Pick out each line of the records that includes the string "this", and copy it.

[Code that draws figures]
■ ■ ■ ■ ■ ■ ■

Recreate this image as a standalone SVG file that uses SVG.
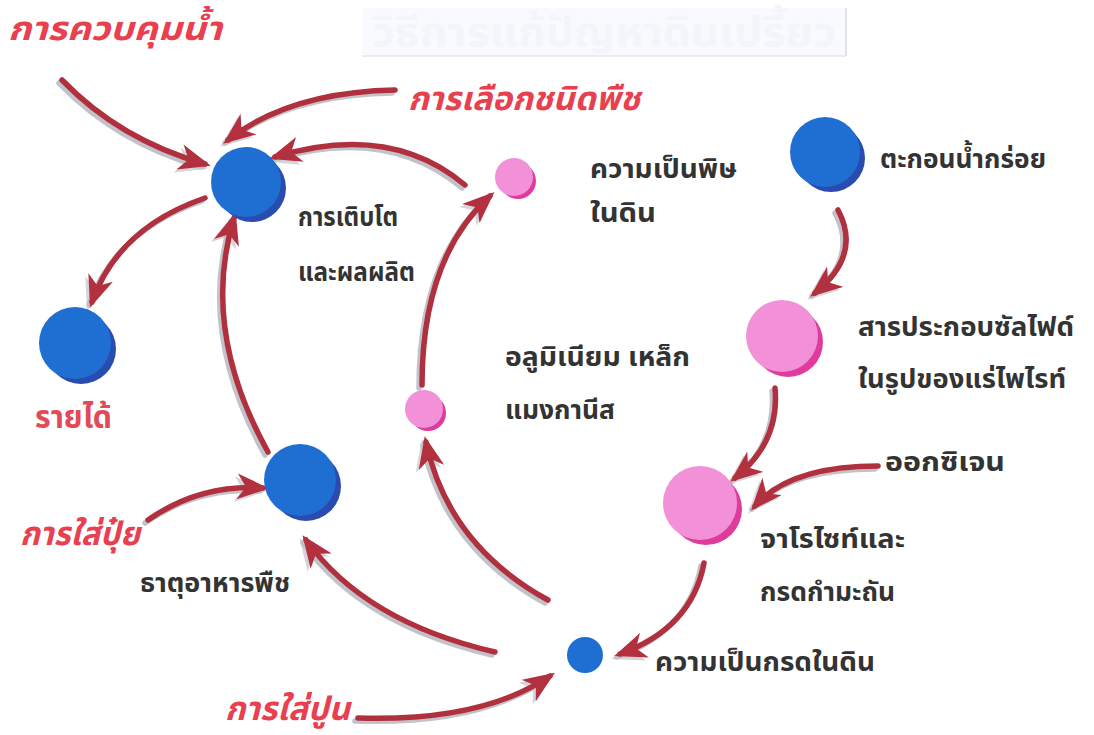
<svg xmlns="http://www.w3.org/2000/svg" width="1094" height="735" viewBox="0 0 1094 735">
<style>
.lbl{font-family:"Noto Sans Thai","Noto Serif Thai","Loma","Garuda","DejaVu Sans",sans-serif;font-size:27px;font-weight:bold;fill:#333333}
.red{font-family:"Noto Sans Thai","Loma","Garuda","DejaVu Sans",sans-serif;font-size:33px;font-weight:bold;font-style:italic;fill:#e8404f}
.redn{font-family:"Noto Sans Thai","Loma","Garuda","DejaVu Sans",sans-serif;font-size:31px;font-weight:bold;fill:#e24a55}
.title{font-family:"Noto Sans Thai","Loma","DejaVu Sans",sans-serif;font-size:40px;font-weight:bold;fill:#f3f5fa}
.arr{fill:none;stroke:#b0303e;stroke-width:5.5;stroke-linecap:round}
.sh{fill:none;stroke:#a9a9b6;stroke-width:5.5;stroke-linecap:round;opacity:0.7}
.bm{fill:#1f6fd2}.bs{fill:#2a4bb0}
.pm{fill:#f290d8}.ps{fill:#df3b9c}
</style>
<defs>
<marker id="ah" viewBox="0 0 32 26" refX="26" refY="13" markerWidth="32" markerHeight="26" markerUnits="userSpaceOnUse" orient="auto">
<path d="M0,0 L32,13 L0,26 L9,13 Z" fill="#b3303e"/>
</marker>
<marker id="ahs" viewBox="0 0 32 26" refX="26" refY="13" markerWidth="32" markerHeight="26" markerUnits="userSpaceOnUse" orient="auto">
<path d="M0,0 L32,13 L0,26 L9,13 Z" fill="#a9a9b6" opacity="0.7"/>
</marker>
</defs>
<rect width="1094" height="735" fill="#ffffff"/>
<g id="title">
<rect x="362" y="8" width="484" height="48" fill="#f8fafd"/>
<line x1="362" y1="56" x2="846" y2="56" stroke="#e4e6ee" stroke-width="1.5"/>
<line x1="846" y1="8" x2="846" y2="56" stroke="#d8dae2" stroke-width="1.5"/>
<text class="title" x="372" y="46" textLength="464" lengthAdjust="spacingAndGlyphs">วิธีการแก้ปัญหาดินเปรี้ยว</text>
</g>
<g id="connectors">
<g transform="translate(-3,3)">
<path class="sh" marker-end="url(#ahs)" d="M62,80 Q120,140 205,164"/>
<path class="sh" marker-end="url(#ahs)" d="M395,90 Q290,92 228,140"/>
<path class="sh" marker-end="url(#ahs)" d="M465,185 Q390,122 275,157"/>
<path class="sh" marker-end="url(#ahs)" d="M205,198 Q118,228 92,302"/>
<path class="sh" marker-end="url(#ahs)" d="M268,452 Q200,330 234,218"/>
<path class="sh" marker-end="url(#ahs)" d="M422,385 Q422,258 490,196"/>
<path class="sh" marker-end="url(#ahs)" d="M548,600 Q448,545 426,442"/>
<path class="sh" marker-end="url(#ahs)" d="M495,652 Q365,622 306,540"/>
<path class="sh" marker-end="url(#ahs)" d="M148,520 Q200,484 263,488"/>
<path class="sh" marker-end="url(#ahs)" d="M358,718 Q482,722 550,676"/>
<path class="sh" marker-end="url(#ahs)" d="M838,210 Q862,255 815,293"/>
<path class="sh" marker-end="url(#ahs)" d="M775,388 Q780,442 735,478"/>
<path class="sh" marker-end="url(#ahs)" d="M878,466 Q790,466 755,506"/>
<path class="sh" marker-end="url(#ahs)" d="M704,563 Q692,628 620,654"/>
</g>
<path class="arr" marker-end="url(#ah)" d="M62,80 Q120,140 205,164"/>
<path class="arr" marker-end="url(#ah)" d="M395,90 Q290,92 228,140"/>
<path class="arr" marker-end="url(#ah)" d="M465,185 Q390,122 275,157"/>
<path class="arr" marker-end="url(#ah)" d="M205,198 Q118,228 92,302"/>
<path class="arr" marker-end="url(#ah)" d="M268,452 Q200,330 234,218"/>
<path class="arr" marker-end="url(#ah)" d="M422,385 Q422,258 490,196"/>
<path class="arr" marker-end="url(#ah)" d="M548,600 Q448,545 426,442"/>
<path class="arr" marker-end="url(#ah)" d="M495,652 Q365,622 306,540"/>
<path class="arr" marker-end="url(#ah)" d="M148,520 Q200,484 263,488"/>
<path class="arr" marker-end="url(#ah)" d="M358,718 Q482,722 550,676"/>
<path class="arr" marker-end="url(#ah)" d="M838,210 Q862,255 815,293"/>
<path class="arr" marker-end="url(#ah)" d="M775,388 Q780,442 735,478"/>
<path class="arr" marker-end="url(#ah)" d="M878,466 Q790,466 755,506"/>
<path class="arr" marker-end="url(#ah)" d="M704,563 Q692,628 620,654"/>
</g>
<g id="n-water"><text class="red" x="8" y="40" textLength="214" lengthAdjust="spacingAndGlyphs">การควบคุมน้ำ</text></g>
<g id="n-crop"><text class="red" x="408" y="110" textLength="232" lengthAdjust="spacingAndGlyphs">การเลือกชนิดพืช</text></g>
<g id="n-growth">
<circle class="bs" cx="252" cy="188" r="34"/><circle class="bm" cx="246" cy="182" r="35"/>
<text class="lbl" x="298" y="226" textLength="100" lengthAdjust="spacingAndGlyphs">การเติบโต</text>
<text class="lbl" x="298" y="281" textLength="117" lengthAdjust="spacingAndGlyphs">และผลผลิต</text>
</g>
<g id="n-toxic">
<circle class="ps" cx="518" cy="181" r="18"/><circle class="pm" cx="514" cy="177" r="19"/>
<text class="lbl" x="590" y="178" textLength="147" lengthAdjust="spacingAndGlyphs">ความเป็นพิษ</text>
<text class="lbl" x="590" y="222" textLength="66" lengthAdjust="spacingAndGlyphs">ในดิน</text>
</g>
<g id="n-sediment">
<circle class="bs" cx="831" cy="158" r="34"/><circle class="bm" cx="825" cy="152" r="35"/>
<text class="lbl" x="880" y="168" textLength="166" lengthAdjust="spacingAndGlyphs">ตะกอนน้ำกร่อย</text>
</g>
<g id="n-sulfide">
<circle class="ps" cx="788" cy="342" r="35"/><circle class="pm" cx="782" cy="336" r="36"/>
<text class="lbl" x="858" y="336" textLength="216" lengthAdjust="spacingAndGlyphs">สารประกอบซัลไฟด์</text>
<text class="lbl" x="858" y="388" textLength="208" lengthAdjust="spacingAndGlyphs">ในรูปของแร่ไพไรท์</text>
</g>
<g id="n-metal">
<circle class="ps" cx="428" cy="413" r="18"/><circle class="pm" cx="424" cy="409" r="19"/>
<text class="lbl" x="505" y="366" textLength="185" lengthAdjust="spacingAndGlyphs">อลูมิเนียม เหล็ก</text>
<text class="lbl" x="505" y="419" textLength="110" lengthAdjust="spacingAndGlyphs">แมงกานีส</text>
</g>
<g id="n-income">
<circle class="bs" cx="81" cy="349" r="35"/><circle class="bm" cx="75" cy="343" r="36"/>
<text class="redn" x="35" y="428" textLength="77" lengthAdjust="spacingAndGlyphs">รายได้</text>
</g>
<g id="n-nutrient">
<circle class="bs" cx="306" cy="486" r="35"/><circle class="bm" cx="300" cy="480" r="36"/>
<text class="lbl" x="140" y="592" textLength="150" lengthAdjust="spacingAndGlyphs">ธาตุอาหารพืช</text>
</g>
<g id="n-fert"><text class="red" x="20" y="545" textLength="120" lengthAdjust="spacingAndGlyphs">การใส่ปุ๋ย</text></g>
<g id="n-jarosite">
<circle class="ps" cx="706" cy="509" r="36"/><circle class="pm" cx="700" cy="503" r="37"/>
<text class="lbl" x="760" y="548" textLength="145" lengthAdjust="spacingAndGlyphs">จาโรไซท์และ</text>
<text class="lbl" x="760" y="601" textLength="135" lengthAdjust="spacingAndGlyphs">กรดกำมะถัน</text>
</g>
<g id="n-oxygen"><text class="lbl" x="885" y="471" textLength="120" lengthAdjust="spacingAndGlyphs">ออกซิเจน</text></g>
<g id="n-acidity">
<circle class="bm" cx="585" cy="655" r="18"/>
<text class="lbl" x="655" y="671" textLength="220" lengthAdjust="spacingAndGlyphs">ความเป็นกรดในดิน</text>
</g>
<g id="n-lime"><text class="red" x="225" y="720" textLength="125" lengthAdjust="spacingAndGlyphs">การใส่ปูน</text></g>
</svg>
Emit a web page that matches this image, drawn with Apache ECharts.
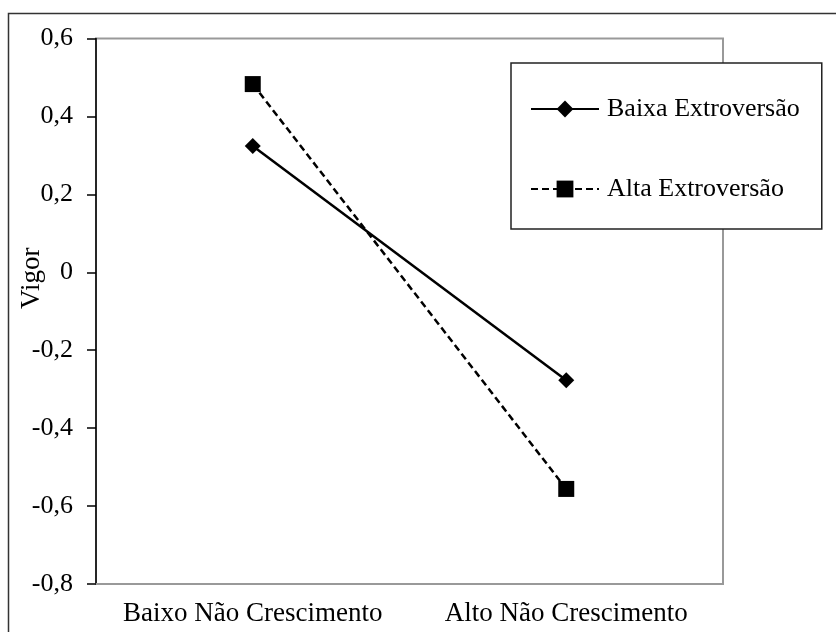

■ ■ ■ ■ ■ ■ ■

> **Worked answer**:
Recreate this image as a standalone SVG file that uses SVG.
Emit a web page that matches this image, drawn with Apache ECharts.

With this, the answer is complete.